The particle size distribution of silica fume is not so simple to measure or characterize. As is well known, the ‘ultimate’ silica fume particles are exceedingly small spheres. The diameters actually measured in particle size distribution measurements might correspond to the diameters of the spheres – if the spheres were disconnected from each other. The difficulty is that the dispersability of silica fume into an assemblage of isolated spheres seems to be not possible because of fused links existing between them at points of contact. The effect of such fused links is to sinter the spheres together into chains more commonly clusters, each consisting of dozens or hundreds of linked spheres. Illustrations of such clusters have been provided by various workers.

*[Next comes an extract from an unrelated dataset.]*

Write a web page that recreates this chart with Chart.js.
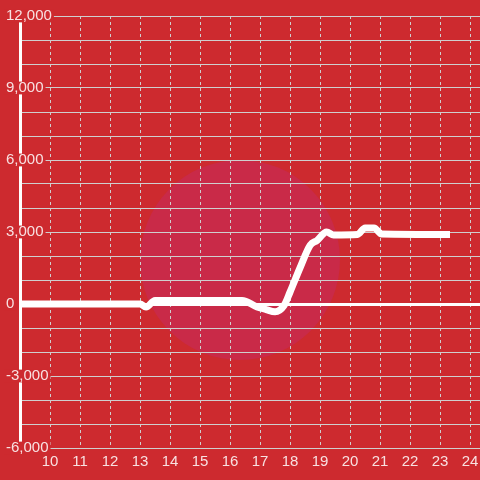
<!DOCTYPE html>
<html lang="en">
  <head>
    <meta charset="UTF-8" />
    <title>Hourly line</title>
    <script src="https://cdn.jsdelivr.net/npm/chart.js"></script>
    <style>
      html, body { margin: 0; padding: 0; background: #cd2a2f; }
      #wrap { width: 480px; height: 480px; }
    </style>
  </head>
  <body>
    <div id="wrap"><canvas id="chartCanvas"></canvas></div>

    <script>
      // hours of the day and the reading at each of them
      let hours = [8.8, 13, 13.2, 13.5, 16.4, 16.9, 17.2, 17.5, 17.8, 18.0, 18.33, 18.67, 18.9, 19.22, 19.45, 20.25, 20.5, 20.8, 21.05, 23.33];
      let values = [0, 0, -130, 150, 150, -120, -230, -320, -60, 500, 1500, 2450, 2650, 3000, 2880, 2900, 3170, 3170, 2920, 2900];
      let yLabelStep = 3000;

      let points = hours.map((h, i) => ({ x: h, y: values[i] }));

      // faint round badge behind the grid
      const badge = {
        id: "badge",
        beforeDraw(chart) {
          let ctx = chart.ctx;
          ctx.save();
          ctx.fillStyle = "#c92a48";
          ctx.beginPath();
          ctx.arc(240, 260, 100, 0, Math.PI * 2);
          ctx.fill();
          ctx.restore();
        },
      };

      let labelColor = "rgba(255,255,255,0.86)";
      let gridColor = "#cfcfcf";

      new Chart(document.getElementById("chartCanvas"), {
        type: "line",
        data: {
          datasets: [
            {
              data: points,
              borderColor: "#ffffff",
              borderWidth: 7,
              pointRadius: 0,
              cubicInterpolationMode: "monotone",
              fill: false,
            },
          ],
        },
        options: {
          responsive: true,
          maintainAspectRatio: false,
          animation: false,
          events: [],
          layout: { autoPadding: false, padding: { top: 16, left: 0, right: 0, bottom: 0 } },
          plugins: { legend: { display: false }, tooltip: { enabled: false } },
          scales: {
            x: {
              type: "linear",
              min: 9,
              max: 24.33,
              afterFit: (s) => {
                s.height = 32;
                s.paddingLeft = 0;
                s.paddingRight = 0;
              },
              border: { display: false, dash: [3, 3] },
              grid: {
                drawTicks: false,
                color: (c) => (c.tick && c.tick.value === 9 ? "transparent" : gridColor),
              },
              ticks: {
                stepSize: 1,
                includeBounds: false,
                padding: 5,
                z: 1,
                color: labelColor,
                font: { family: "Liberation Sans", size: 15 },
                callback: (v) => (v >= 10 ? String(v) : ""),
              },
            },
            y: {
              min: -6000,
              max: 12000,
              afterFit: (s) => {
                s.width = 20;
                s.paddingTop = 0;
                s.paddingBottom = 0;
              },
              border: { display: true, color: "#ffffff", width: 3 },
              grid: {
                drawTicks: false,
                color: (c) => (c.tick && c.tick.value === 0 ? "#ffffff" : gridColor),
                lineWidth: (c) => (c.tick && c.tick.value === 0 ? 3 : 1),
              },
              ticks: {
                stepSize: 1000,
                mirror: true,
                padding: -14,
                color: labelColor,
                font: { family: "Liberation Sans", size: 15, lineHeight: 0.85 },
                showLabelBackdrop: (c) => c.tick.value % yLabelStep === 0,
                backdropColor: "#cd2a2f",
                backdropPadding: { top: 0, bottom: 0, left: 2, right: 2 },
                callback: (v) => (v % yLabelStep === 0 ? v.toLocaleString("en-US") : ""),
              },
            },
          },
        },
        plugins: [badge],
      });
    </script>
  </body>
</html>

Transmission electron microscopy (TEM) is the usual technique employed to depict the sizes of the spheres, and to examine the details of clustering. Secondary electron mode scanning electron microscopy (SEM) has been used, but the depth of field of this mode of examination is such that many layers of spheres are visualized at the same time and it is difficult to see isolated individual clusters. An illustration of the cluster effect as it appears in TEM is shown as Fig. 1. The micrograph is taken from a particularly well-dispersed area in a TEM specimen taken from a commercial densified silica fume that has been used in various concretes at Purdue University. The individual spheres shown in Fig. 1 range in size from about 0.03μm to about 0.16μm. However, in a particle size distribution analysis the sizes of the particles that would be measured are not the those of the spheres themselves, but rather the sizes of the clusters. Such linked clusters of spheres have been often referred to in the literature as “chains”, but as can be seen in the micrograph they are frequently three-dimensional assemblages. The smallest cluster in Fig. 1 is about 0.4μm long and about 0.3μm wide, and contains about 20 individual spheres. The largest cluster, in the right hand part of the figure, is about 1.2μm long and a little less than 1μm wide; it contains more than 100 individual spheres. While it is not easy to accurately define the three-dimensional “sizes” of such clusters, they are obviously substantially larger than the sizes of the individual spheres of which they are composed.